Rows from a dataset of charts and code:

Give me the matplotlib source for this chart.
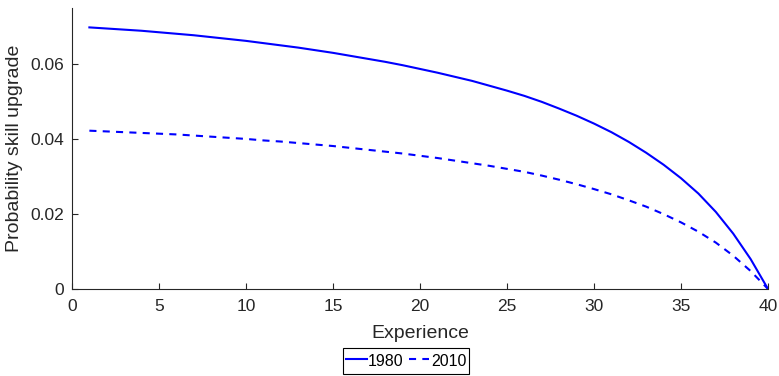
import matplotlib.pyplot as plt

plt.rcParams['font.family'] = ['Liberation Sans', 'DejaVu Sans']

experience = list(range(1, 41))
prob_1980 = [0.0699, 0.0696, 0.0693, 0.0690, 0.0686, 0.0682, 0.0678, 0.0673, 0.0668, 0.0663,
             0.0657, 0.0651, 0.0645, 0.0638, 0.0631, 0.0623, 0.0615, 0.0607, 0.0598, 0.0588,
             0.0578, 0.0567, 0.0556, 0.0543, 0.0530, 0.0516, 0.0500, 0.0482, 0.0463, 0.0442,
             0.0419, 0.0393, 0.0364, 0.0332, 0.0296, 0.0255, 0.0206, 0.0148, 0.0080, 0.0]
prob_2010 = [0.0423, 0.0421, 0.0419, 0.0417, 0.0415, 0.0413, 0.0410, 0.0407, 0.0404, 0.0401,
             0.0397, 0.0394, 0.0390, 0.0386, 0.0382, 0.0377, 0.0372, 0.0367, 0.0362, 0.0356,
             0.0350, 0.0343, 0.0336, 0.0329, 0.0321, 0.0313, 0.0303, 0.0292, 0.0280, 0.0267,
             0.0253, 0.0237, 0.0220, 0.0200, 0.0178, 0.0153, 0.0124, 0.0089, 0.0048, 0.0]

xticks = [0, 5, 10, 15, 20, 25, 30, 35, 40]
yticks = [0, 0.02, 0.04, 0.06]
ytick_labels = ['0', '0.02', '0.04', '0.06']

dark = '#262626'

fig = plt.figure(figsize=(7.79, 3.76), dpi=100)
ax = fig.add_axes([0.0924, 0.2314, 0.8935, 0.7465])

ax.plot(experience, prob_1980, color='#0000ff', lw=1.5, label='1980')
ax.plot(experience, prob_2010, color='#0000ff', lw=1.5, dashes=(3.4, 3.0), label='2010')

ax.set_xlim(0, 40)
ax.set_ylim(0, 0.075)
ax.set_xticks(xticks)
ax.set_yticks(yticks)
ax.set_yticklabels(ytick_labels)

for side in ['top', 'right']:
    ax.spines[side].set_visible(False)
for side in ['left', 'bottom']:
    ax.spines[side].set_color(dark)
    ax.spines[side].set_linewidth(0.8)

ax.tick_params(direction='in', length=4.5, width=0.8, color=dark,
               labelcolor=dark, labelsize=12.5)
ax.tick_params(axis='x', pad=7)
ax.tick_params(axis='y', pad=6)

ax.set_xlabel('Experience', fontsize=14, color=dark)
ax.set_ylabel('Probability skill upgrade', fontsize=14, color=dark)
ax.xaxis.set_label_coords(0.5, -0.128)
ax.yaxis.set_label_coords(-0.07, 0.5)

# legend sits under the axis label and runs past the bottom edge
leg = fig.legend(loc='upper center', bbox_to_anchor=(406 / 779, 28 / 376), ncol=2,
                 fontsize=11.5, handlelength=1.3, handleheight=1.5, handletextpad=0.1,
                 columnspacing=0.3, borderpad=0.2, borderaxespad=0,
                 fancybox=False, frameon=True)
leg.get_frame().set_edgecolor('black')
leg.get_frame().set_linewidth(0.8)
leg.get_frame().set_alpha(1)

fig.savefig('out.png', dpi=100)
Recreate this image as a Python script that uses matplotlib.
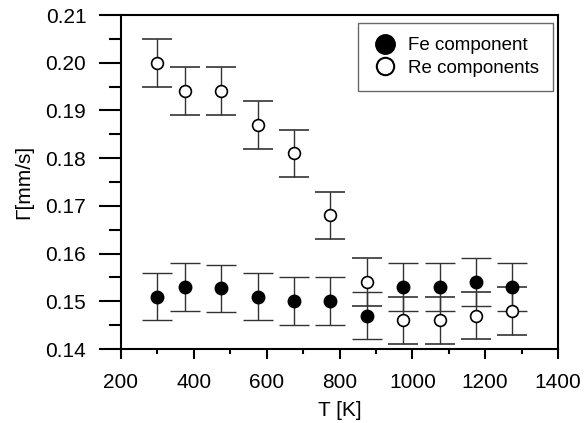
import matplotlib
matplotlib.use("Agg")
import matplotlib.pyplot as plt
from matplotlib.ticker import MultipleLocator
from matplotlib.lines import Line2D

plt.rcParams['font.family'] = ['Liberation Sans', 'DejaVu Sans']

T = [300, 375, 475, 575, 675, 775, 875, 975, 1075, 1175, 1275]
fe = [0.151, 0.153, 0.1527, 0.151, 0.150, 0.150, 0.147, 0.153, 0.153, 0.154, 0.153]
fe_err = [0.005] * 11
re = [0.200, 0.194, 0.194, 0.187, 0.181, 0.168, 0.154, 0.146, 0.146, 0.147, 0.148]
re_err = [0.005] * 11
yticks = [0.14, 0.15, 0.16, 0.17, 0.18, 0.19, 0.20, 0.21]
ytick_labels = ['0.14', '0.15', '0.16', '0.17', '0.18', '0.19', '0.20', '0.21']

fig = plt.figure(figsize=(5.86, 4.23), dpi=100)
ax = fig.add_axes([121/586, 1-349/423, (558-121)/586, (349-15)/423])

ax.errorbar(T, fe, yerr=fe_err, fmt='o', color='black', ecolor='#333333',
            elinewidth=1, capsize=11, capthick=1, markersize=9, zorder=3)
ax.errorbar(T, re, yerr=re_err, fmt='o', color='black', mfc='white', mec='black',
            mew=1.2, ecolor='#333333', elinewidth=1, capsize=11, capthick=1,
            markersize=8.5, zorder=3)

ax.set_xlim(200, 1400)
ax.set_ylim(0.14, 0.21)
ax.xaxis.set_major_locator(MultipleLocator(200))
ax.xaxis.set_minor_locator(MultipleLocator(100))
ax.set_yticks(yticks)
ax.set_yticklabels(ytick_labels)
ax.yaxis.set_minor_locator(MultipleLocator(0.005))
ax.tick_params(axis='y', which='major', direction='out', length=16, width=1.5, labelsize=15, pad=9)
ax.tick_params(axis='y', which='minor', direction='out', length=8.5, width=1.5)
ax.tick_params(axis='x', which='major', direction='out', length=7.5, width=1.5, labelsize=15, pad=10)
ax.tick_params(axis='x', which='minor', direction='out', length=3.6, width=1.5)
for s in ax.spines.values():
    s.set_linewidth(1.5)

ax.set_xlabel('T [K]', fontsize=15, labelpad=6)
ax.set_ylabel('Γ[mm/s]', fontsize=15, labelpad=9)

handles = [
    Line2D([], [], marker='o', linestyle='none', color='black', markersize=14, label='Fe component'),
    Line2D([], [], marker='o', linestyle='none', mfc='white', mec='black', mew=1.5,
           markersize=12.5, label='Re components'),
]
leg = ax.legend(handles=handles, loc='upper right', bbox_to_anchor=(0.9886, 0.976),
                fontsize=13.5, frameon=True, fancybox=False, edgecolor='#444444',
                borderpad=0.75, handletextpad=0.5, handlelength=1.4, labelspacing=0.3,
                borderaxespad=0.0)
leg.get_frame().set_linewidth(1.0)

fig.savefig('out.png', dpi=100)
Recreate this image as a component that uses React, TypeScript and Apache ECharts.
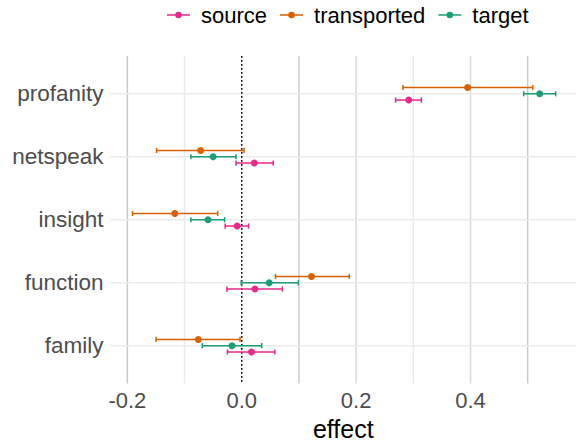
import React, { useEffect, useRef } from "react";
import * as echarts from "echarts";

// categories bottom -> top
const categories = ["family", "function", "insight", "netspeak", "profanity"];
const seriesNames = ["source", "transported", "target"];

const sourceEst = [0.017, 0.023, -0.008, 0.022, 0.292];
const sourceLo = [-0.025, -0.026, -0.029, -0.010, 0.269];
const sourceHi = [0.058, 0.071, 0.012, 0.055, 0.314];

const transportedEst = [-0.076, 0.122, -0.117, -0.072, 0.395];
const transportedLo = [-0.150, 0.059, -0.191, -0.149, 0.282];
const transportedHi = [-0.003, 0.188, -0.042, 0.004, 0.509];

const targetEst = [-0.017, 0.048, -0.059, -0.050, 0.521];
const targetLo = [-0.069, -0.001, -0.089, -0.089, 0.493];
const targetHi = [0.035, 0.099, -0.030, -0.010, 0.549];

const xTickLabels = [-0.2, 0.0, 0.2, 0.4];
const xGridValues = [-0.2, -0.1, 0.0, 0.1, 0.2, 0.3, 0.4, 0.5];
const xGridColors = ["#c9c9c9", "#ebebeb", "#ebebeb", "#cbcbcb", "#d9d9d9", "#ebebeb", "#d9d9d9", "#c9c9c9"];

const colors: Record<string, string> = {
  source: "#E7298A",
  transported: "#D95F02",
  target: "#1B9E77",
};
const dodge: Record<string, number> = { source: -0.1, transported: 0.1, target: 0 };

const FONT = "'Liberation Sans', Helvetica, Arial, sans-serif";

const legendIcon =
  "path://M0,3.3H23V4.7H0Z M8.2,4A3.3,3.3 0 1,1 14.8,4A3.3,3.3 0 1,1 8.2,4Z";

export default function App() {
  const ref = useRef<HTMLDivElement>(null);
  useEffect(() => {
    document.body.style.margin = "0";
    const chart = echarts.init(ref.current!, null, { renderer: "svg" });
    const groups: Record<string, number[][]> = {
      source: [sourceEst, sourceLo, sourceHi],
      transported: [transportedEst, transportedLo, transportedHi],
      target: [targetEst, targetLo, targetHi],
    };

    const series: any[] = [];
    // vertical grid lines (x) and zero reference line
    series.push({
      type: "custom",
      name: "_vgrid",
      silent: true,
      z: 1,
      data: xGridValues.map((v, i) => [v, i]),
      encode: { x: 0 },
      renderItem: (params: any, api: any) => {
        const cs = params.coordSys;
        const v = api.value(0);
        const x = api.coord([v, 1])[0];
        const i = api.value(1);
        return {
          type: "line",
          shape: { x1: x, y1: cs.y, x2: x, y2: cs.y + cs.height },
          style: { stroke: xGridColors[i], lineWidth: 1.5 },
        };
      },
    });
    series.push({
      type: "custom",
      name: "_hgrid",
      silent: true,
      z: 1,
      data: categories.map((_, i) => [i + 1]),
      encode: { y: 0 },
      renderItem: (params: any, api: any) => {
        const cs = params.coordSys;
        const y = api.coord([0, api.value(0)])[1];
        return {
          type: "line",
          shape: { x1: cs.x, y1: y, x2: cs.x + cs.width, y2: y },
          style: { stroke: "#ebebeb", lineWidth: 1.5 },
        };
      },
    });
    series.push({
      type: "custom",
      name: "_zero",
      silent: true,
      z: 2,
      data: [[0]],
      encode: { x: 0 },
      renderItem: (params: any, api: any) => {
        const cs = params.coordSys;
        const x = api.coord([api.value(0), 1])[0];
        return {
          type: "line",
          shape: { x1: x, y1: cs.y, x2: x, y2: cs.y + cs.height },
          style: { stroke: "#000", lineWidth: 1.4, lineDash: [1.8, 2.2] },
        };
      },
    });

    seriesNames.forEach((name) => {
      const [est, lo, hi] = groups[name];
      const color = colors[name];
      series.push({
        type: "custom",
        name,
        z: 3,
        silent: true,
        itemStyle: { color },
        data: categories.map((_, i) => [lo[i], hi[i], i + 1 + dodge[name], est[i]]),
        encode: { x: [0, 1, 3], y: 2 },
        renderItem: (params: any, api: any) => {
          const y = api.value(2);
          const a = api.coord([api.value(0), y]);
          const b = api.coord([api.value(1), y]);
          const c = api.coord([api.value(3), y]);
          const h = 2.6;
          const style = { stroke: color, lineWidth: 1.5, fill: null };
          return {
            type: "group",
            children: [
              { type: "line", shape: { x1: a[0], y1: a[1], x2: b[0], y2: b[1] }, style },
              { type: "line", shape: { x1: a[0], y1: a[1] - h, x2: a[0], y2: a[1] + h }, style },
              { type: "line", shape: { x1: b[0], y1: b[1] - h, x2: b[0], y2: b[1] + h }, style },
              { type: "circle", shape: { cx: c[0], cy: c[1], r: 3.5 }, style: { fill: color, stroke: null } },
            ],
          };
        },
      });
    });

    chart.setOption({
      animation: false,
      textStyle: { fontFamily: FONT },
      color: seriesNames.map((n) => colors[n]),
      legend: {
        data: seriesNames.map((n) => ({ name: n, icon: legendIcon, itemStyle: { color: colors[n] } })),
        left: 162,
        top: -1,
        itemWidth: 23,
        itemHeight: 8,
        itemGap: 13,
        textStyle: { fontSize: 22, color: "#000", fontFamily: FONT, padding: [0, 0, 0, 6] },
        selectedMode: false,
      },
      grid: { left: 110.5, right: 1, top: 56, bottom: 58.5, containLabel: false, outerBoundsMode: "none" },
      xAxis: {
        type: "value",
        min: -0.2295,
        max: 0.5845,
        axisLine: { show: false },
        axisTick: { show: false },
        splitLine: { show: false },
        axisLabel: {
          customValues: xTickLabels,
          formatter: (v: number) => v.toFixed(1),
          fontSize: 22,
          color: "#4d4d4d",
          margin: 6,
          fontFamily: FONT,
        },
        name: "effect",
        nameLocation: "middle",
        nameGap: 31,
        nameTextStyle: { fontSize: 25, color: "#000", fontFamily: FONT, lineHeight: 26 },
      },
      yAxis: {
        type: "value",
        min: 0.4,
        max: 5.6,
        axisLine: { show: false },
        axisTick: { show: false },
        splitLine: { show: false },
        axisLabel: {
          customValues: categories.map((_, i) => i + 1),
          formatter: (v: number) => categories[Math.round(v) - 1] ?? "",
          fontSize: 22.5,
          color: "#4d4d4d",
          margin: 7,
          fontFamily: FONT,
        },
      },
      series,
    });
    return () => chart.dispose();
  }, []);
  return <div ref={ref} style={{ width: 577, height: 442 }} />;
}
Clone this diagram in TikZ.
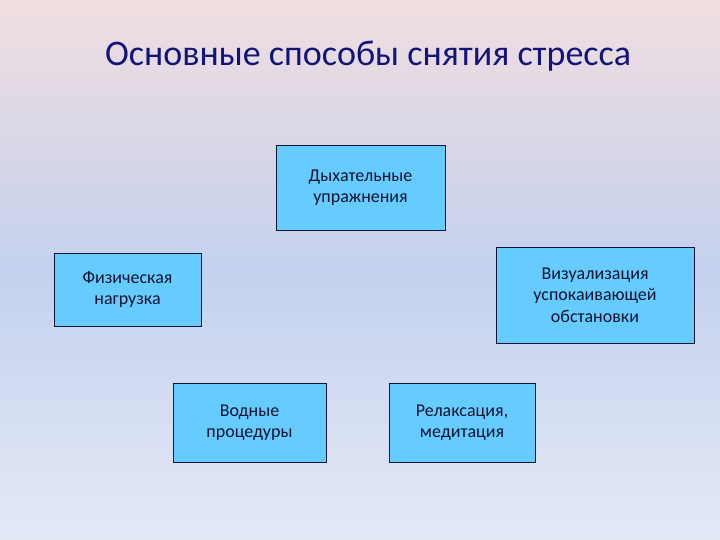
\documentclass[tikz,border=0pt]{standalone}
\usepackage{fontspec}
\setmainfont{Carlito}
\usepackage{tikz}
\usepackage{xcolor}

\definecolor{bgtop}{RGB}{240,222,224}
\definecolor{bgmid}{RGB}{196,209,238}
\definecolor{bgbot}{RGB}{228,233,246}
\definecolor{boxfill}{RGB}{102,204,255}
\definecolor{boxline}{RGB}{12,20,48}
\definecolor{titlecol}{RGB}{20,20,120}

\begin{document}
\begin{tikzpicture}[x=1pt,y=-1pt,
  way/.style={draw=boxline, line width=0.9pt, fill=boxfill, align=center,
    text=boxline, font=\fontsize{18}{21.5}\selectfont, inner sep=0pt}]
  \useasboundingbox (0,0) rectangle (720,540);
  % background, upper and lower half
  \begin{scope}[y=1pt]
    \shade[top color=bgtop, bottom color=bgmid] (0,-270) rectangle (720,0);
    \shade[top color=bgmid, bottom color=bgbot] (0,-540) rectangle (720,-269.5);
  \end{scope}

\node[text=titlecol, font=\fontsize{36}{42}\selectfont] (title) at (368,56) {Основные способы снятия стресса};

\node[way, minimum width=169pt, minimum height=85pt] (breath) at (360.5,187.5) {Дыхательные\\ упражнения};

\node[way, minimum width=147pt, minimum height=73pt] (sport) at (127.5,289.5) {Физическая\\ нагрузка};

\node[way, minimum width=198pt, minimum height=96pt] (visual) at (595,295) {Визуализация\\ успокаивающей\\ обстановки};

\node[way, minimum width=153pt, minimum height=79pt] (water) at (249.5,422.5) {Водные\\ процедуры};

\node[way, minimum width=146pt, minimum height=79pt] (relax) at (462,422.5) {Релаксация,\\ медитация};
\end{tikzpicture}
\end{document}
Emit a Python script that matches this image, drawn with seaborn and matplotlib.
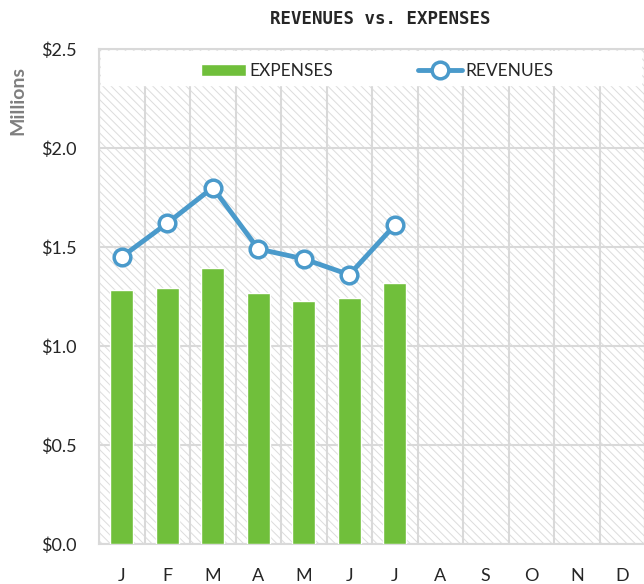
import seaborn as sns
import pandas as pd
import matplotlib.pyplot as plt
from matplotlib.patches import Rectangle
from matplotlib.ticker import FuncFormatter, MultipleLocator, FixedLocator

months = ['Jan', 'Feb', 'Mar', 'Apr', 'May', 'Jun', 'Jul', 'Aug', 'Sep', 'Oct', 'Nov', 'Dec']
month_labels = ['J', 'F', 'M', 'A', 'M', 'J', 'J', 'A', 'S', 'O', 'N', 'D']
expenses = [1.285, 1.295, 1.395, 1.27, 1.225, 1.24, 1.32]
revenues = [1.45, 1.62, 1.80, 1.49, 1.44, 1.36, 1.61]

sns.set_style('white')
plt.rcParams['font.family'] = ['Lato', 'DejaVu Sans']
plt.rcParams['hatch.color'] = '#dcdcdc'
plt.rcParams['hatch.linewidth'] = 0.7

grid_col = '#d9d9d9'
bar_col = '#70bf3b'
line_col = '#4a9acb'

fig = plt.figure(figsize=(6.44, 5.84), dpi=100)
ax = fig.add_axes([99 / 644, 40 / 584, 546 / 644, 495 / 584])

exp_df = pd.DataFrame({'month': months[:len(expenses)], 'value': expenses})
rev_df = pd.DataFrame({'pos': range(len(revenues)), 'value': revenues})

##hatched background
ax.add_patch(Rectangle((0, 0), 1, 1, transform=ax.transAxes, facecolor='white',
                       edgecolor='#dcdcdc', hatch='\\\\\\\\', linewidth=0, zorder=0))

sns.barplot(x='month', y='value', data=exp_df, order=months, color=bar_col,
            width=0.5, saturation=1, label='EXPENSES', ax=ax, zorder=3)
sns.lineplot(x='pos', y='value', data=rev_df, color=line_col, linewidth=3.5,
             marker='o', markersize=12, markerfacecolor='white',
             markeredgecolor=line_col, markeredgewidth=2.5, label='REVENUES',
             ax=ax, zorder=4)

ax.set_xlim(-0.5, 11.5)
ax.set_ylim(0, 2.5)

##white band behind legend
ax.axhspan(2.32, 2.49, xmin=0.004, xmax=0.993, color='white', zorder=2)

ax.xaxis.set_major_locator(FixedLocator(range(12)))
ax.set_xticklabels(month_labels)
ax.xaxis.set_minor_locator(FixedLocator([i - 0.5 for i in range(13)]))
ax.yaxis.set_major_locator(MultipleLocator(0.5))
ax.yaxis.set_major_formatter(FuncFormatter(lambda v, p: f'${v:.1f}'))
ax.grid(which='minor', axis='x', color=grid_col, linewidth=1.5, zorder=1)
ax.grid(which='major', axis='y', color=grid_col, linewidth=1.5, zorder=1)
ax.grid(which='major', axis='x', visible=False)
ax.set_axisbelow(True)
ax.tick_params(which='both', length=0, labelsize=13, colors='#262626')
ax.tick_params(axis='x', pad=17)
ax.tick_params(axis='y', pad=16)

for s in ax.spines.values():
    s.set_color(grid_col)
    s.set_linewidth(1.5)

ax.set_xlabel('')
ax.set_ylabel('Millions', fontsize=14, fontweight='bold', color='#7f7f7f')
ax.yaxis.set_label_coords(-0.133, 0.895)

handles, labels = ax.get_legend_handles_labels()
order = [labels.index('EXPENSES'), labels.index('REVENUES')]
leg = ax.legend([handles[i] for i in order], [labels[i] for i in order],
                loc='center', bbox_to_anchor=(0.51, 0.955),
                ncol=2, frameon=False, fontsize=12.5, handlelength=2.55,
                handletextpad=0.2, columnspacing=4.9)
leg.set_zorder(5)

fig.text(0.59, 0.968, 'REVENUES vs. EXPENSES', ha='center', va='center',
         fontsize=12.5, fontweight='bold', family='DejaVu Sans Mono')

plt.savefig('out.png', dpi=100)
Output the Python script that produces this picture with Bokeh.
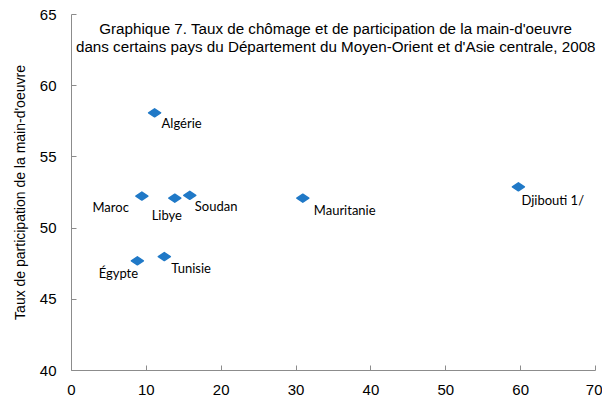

Your objective: Word for word, give again the lines from the first entry to the line with "ax.tick_params(axis='y', pad=6)", inclusive. Exclude the pictures.

Solved exercise:
Give me the matplotlib source for this chart.
import matplotlib.pyplot as plt

plt.rcParams['font.family'] = ['Liberation Sans', 'DejaVu Sans']

experience = list(range(1, 41))
prob_1980 = [0.0699, 0.0696, 0.0693, 0.0690, 0.0686, 0.0682, 0.0678, 0.0673, 0.0668, 0.0663,
             0.0657, 0.0651, 0.0645, 0.0638, 0.0631, 0.0623, 0.0615, 0.0607, 0.0598, 0.0588,
             0.0578, 0.0567, 0.0556, 0.0543, 0.0530, 0.0516, 0.0500, 0.0482, 0.0463, 0.0442,
             0.0419, 0.0393, 0.0364, 0.0332, 0.0296, 0.0255, 0.0206, 0.0148, 0.0080, 0.0]
prob_2010 = [0.0423, 0.0421, 0.0419, 0.0417, 0.0415, 0.0413, 0.0410, 0.0407, 0.0404, 0.0401,
             0.0397, 0.0394, 0.0390, 0.0386, 0.0382, 0.0377, 0.0372, 0.0367, 0.0362, 0.0356,
             0.0350, 0.0343, 0.0336, 0.0329, 0.0321, 0.0313, 0.0303, 0.0292, 0.0280, 0.0267,
             0.0253, 0.0237, 0.0220, 0.0200, 0.0178, 0.0153, 0.0124, 0.0089, 0.0048, 0.0]

xticks = [0, 5, 10, 15, 20, 25, 30, 35, 40]
yticks = [0, 0.02, 0.04, 0.06]
ytick_labels = ['0', '0.02', '0.04', '0.06']

dark = '#262626'

fig = plt.figure(figsize=(7.79, 3.76), dpi=100)
ax = fig.add_axes([0.0924, 0.2314, 0.8935, 0.7465])

ax.plot(experience, prob_1980, color='#0000ff', lw=1.5, label='1980')
ax.plot(experience, prob_2010, color='#0000ff', lw=1.5, dashes=(3.4, 3.0), label='2010')

ax.set_xlim(0, 40)
ax.set_ylim(0, 0.075)
ax.set_xticks(xticks)
ax.set_yticks(yticks)
ax.set_yticklabels(ytick_labels)

for side in ['top', 'right']:
    ax.spines[side].set_visible(False)
for side in ['left', 'bottom']:
    ax.spines[side].set_color(dark)
    ax.spines[side].set_linewidth(0.8)

ax.tick_params(direction='in', length=4.5, width=0.8, color=dark,
               labelcolor=dark, labelsize=12.5)
ax.tick_params(axis='x', pad=7)
ax.tick_params(axis='y', pad=6)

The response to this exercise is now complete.